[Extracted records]
============================================================

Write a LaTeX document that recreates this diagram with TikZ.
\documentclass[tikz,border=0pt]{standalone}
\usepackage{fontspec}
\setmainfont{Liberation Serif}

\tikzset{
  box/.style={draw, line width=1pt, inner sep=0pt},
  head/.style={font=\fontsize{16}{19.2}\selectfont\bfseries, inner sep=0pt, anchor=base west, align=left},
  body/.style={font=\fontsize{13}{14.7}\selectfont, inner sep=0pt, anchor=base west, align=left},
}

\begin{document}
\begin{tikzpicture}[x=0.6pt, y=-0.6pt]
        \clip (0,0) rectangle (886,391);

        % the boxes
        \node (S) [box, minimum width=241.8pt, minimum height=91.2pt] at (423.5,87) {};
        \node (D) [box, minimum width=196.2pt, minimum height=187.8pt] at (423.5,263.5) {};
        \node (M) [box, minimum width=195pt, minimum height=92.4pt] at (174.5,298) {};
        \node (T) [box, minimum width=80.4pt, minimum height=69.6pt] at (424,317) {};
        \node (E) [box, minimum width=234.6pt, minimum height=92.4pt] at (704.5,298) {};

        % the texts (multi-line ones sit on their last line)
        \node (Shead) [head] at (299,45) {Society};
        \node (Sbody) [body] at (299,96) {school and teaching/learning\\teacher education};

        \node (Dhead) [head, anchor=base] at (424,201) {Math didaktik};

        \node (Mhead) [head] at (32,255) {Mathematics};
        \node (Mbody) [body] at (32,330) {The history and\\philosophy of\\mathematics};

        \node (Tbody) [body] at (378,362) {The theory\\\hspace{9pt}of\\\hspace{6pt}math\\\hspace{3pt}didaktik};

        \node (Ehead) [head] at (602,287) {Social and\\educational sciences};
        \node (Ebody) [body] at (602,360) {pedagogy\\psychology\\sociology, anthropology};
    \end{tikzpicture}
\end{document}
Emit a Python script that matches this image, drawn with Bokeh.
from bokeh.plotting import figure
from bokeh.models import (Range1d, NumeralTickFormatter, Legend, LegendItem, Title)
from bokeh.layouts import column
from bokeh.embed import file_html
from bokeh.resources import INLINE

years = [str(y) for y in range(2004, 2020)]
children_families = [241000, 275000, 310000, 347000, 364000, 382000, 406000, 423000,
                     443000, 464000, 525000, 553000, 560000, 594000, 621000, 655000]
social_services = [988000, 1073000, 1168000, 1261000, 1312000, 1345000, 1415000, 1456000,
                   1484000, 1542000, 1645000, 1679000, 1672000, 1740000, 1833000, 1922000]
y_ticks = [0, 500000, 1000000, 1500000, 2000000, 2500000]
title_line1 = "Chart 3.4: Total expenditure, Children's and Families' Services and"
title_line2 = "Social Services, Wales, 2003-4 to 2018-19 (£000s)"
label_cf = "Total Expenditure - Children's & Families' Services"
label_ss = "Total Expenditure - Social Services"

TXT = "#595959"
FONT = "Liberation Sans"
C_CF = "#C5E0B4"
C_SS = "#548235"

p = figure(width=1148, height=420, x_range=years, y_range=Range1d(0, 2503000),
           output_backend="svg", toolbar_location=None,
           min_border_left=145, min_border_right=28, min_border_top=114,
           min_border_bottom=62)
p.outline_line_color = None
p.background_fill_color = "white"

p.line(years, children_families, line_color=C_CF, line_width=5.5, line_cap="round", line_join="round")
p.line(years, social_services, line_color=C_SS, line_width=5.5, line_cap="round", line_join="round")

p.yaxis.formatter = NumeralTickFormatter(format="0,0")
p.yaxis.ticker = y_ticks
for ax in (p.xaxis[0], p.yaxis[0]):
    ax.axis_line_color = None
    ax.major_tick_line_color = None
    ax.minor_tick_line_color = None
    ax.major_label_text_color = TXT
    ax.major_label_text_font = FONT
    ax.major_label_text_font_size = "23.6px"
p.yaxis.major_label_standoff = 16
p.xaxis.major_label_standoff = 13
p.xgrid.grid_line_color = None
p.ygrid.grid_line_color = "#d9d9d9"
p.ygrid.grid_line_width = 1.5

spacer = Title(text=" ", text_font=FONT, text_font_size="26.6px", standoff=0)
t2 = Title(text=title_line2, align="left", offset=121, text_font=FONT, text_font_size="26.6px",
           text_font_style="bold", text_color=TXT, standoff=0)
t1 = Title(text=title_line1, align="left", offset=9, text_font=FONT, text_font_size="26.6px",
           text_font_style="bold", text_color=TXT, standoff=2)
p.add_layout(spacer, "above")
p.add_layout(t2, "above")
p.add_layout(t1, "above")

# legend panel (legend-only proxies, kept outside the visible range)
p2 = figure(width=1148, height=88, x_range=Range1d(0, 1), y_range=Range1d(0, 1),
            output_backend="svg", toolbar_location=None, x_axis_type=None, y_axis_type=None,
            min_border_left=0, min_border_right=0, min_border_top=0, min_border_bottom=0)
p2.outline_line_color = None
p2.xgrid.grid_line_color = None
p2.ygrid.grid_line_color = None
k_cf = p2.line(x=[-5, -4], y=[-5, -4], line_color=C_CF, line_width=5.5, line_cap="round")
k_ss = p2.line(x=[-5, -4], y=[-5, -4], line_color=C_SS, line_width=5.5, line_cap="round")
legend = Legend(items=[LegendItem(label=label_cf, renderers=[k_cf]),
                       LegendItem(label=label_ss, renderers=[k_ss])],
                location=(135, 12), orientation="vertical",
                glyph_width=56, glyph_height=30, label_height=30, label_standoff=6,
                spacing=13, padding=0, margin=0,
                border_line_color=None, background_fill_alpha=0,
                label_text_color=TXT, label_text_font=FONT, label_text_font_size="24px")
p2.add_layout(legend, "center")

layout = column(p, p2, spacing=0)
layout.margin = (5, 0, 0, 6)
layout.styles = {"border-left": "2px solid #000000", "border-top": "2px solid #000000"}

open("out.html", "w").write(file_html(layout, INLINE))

============================================================

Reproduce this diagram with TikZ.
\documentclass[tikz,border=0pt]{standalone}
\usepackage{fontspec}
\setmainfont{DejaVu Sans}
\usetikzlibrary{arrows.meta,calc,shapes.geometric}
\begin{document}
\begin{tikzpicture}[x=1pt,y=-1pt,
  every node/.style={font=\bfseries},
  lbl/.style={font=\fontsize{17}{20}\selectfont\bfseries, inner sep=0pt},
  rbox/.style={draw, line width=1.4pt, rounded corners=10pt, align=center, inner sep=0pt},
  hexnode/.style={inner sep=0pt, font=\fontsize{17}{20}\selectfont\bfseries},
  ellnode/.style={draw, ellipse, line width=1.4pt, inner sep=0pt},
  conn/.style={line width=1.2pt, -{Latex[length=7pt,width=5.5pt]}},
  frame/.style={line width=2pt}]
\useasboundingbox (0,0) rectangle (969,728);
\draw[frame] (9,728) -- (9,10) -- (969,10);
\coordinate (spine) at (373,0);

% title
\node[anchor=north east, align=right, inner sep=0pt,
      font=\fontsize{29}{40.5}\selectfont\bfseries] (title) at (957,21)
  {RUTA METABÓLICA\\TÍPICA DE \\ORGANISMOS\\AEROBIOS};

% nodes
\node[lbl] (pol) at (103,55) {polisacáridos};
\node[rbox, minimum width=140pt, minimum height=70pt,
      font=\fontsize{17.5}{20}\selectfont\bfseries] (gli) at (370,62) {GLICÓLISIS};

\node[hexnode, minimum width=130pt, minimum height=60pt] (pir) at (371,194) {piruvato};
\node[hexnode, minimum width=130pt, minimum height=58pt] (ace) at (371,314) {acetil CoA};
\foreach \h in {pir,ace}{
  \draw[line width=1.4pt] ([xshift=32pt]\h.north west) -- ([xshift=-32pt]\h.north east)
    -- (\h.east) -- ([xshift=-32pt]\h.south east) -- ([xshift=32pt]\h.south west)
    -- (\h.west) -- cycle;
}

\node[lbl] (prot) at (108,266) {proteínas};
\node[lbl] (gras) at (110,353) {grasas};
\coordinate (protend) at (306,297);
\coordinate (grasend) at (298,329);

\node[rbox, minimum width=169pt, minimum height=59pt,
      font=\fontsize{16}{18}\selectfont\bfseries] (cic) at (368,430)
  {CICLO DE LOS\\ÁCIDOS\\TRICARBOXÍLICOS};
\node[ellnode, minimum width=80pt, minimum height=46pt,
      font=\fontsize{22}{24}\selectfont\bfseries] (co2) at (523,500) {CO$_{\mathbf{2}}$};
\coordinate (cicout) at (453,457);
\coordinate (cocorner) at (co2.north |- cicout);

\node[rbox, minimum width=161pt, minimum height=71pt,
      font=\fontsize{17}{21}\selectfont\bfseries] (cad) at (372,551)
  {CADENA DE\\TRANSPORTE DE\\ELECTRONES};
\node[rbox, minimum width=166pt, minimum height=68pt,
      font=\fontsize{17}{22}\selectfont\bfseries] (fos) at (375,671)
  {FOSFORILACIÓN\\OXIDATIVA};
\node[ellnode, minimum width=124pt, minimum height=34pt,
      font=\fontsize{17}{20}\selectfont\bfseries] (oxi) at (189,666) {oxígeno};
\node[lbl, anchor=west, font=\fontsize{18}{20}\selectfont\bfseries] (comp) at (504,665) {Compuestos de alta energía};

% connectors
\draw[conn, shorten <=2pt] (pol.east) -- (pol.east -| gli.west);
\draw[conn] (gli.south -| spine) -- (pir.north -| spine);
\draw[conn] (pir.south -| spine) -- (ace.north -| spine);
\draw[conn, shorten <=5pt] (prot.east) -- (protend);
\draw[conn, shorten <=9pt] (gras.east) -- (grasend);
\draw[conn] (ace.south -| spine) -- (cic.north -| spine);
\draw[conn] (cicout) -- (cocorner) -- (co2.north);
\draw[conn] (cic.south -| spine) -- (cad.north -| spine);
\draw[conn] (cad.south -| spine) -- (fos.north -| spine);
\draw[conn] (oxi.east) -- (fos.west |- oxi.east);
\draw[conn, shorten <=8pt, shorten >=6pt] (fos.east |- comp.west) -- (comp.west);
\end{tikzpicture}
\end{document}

============================================================

• _Directions_:
Quote word for word the lines from the line holding "Write a LaTeX" through the line holding "(Tbody) [body] at"; include both of those lines and add nothing.

• _Reply_:
Write a LaTeX document that recreates this diagram with TikZ.
\documentclass[tikz,border=0pt]{standalone}
\usepackage{fontspec}
\setmainfont{Liberation Serif}

\tikzset{
  box/.style={draw, line width=1pt, inner sep=0pt},
  head/.style={font=\fontsize{16}{19.2}\selectfont\bfseries, inner sep=0pt, anchor=base west, align=left},
  body/.style={font=\fontsize{13}{14.7}\selectfont, inner sep=0pt, anchor=base west, align=left},
}

\begin{document}
\begin{tikzpicture}[x=0.6pt, y=-0.6pt]
        \clip (0,0) rectangle (886,391);

        % the boxes
        \node (S) [box, minimum width=241.8pt, minimum height=91.2pt] at (423.5,87) {};
        \node (D) [box, minimum width=196.2pt, minimum height=187.8pt] at (423.5,263.5) {};
        \node (M) [box, minimum width=195pt, minimum height=92.4pt] at (174.5,298) {};
        \node (T) [box, minimum width=80.4pt, minimum height=69.6pt] at (424,317) {};
        \node (E) [box, minimum width=234.6pt, minimum height=92.4pt] at (704.5,298) {};

        % the texts (multi-line ones sit on their last line)
        \node (Shead) [head] at (299,45) {Society};
        \node (Sbody) [body] at (299,96) {school and teaching/learning\\teacher education};

        \node (Dhead) [head, anchor=base] at (424,201) {Math didaktik};

        \node (Mhead) [head] at (32,255) {Mathematics};
        \node (Mbody) [body] at (32,330) {The history and\\philosophy of\\mathematics};

        \node (Tbody) [body] at (378,362) {The theory\\\hspace{9pt}of\\\hspace{6pt}math\\\hspace{3pt}didaktik};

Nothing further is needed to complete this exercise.